My husband and I drove our motorhome to Tulsa, towed their car behind it and brought them back to California.
While traveling back on Thanksgiving Day, I prepared a complete turkey dinner with all the trimmings while my husband drove.
We have received a beautiful gratitude card from them every year.
The stuffed turkey
WHEN I THINK of Thanksgiving in our home, I think of several years ago when our children were grown and home for the holiday, and we were all happy that I had survived cancer.
We decided to individually profess our thankfulness for being here on earth on this special day with each other.
We found a little stuffed turkey to be our “hot potato.”
So each year, as we sit at our Thanksgiving table together before our meal, we pass our little stuffed turkey and share why we are thankful.
Sometimes there are tears, often there are chuckles, sometimes we take a minute to remember a missing loved one who's passed or couldn't be there, our young grandchildren are sometimes grateful for Grandpa, sometimes for a new friend — but always there is anticipation for a turn to “talk” to the little stuffed turkey and remember why we are thankful.
A gift of turkey
OUR FAMILY SPENT spent 30 years as missionaries in the Philippines.
Occasionally, fellows from Clark Air Base or from [the U.S. Navy base near] Olongapo would visit us.
One Thanksgiving two fellows arrived bringing a large turkey they had won at a turkey shoot.
I placed it on my kitchen counter.
A neighbor lady came over. She walked back and forth looking at the turkey.
“It's not a pig,” she said. “It's too big to be a chicken.”
You may be sure her family had a share of turkey! How thankful we were to God!
I expect to spend Thanksgiving Day at the home of a grandson and his family on Vashon Island.
P.S.: Since I am 91, I came through the Great Depression.
We lived on a farm 5 miles west of Joyce at the mouth of the Lyre River.
We had cows and chickens, plus deer dad shot. The meat made good hamburger, ground with the meat of a pig he raised.
Money was scarce.
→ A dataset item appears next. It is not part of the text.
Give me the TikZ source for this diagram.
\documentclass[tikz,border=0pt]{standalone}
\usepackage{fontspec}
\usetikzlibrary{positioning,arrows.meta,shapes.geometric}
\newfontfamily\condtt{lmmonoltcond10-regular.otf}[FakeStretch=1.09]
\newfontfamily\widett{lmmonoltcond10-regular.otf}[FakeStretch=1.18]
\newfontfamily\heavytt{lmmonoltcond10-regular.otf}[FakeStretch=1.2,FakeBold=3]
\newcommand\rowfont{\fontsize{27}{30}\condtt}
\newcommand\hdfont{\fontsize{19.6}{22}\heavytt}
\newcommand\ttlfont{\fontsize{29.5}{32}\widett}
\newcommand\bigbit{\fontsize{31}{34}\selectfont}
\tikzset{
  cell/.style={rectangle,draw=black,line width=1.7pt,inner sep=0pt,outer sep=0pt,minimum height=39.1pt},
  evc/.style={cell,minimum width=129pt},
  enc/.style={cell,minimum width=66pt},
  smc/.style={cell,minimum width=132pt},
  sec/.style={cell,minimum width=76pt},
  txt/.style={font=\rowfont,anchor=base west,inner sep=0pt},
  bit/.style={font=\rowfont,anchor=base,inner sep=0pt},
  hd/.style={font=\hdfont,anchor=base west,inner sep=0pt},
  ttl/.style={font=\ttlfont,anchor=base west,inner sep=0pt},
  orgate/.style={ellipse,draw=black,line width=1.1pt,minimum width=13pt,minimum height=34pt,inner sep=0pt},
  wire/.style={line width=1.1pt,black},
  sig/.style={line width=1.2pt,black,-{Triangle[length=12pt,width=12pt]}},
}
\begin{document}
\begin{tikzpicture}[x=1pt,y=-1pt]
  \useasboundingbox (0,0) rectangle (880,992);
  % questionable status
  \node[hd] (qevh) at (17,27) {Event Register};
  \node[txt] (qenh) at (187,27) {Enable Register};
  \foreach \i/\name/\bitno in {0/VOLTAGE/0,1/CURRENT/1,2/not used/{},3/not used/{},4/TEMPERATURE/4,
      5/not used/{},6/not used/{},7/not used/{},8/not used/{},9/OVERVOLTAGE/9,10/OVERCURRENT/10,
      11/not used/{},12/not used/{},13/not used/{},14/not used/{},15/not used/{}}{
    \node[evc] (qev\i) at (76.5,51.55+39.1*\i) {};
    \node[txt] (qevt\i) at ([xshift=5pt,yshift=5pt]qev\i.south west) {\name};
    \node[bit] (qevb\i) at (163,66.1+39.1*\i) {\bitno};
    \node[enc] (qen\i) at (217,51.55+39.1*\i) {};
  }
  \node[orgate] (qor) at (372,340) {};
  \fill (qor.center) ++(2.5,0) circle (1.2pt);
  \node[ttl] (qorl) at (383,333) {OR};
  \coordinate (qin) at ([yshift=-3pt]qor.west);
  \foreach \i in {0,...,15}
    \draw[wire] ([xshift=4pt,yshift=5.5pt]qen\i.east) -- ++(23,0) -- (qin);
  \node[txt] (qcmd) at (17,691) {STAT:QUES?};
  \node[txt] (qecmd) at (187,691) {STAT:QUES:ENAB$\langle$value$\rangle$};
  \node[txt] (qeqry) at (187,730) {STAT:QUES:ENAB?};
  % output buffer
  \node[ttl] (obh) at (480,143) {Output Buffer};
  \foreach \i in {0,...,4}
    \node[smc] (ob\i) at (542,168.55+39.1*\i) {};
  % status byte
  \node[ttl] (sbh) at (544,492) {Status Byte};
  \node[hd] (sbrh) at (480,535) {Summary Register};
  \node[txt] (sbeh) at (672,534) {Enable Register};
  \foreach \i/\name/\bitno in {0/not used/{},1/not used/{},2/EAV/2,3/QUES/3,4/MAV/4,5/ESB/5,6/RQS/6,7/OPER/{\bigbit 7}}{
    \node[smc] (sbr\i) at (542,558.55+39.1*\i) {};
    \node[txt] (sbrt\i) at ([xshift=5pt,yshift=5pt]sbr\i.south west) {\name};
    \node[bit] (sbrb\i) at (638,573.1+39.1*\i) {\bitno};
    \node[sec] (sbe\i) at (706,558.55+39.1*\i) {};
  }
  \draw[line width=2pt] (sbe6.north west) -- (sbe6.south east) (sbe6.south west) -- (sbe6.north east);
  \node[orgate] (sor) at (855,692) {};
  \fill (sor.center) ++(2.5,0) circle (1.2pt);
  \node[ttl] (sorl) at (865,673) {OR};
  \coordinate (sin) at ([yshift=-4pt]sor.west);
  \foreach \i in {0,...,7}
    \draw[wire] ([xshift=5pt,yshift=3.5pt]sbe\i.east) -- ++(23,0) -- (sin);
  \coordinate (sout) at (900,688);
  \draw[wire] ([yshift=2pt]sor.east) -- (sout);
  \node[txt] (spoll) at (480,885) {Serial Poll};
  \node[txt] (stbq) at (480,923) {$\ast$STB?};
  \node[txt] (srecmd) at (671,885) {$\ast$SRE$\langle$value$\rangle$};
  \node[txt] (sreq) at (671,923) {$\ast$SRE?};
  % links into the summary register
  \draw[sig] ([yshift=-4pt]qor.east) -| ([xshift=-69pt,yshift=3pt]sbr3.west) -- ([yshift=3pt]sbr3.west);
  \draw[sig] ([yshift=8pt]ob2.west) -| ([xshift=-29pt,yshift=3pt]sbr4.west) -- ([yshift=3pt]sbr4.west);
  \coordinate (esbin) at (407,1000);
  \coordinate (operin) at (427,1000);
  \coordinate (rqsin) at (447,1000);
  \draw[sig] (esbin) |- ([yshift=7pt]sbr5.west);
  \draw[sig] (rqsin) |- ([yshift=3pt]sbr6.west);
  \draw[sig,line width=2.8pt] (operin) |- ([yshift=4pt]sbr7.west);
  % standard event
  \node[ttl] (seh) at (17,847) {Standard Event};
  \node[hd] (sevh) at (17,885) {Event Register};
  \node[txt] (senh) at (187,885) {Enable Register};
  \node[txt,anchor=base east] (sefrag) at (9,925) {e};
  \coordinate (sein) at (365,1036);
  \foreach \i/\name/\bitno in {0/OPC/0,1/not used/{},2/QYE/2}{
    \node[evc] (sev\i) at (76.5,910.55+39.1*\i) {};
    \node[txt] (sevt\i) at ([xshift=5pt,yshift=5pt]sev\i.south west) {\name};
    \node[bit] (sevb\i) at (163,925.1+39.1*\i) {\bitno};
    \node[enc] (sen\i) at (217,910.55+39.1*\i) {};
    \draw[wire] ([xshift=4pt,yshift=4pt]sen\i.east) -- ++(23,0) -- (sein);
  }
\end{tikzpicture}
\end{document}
Dad shipped cream to the Port Angeles Creamery, wheeling the can on his wheelbarrow a quarter of a mile to the road.
Mom was a wonderful cook, so we had great Thanksgiving dinners.
Cabin in the woods
WE ANTICIPATE CELEBRATING Thanksgiving right here — along with our grown children and grandson!
We are getting older — but ever so much better in love.
Here's my story:
The pleasant aroma of roasting turkey reminded me of past Thanksgivings.
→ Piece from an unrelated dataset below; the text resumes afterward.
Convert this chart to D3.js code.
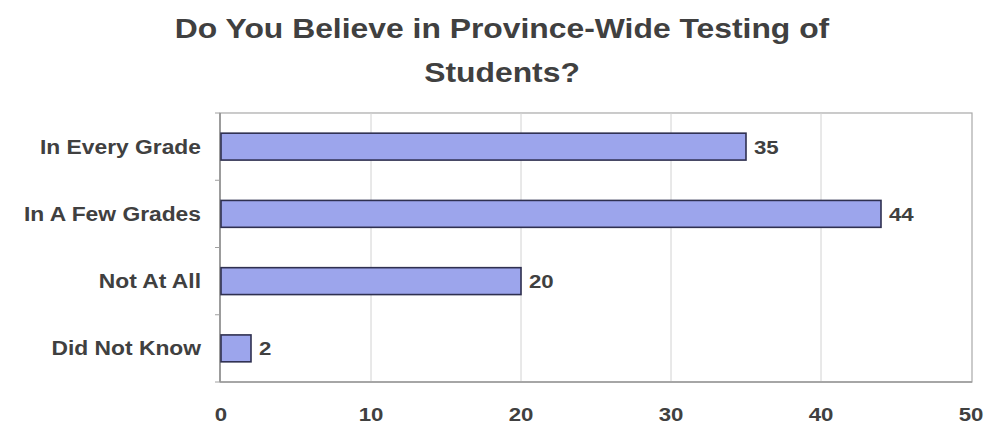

But nothing else seemed the same.
Mom now lived in a tiny log cabin tucked in the woods.
We sat around her small oak table and while I didn't know it then, it was the final Thanksgiving we'd share there together.
Decades later, I celebrate in the same little log cabin.
What a great reminder that Thanksgiving is found in our hearts and our memories.
Even though life may change where we live, it doesn't have to change who we are and the family we love.
IN SAPPHO, THERE'S a group of friends who has been gathering for Thanksgiving dinner since 1975.
Everyone meets at the home of Roger Lien. Just before Thanksgiving 2009, his wife, Joan, passed away.
The tradition continued.
I was only 5 in 1975, and some of the “kids” who return every year were not yet born.
But we are in our 30s and 40s and travel back to Sappho every year, along with our parents, to meet, eat and catch up.
All of the adults went to the West End in the early to mid-1970s as “back-to-the-landers.”
The kids were raised in the Forks area but have now all left for other parts of Western Washington.
There's even a second generation of Thanksgiving kids now.
Thanksgiving 2012 will once again be spent in Sappho.
■ The adults who started this tradition were away from their families for the most part for the holiday, so began gathering with friends.
■ They have their “signature” dishes which, without arranging it, they bring every year.
■ Roger always makes the turkey. Joan used to.
■ We've had an engagement announced at Thanksgiving.
■ My daughter tried her first bite of real food at Thanksgiving when she was 6 months old.
■ There is a tradition called “Sappho Rules,” where people can take any available seat.
■ It seems like everyone there has an interesting job, from fisheries to nursing to prison to Peninsula College to snow patrol to architecture.